Data listing –
===============

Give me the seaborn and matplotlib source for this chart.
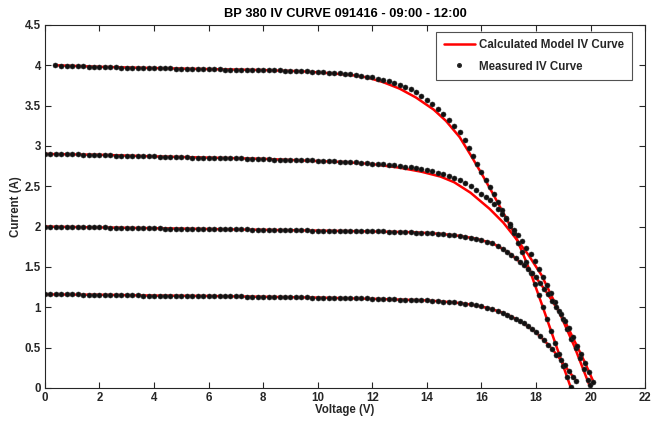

===============

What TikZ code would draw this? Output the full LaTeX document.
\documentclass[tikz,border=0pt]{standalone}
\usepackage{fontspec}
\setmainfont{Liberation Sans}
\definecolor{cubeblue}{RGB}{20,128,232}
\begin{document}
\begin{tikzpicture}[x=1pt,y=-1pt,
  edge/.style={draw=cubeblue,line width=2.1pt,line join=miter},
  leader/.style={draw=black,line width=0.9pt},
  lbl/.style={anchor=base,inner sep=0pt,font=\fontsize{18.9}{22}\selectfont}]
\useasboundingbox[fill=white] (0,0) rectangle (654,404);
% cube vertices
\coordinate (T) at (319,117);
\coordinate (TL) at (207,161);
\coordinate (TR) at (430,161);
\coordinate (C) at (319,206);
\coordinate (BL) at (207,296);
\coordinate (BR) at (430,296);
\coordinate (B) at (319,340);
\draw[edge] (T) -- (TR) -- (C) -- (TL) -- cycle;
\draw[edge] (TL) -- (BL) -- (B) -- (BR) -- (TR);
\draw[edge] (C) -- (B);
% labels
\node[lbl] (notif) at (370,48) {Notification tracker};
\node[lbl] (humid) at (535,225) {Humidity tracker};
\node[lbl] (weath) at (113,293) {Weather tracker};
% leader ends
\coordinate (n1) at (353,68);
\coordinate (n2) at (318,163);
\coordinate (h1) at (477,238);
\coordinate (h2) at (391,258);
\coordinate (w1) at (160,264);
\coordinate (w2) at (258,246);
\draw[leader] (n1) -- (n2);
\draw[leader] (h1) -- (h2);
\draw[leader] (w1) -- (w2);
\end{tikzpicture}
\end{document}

===============

Gather each line from the listing above that holds "this".

Answer to the exercise –
Give me the seaborn and matplotlib source for this chart.
What TikZ code would draw this? Output the full LaTeX document.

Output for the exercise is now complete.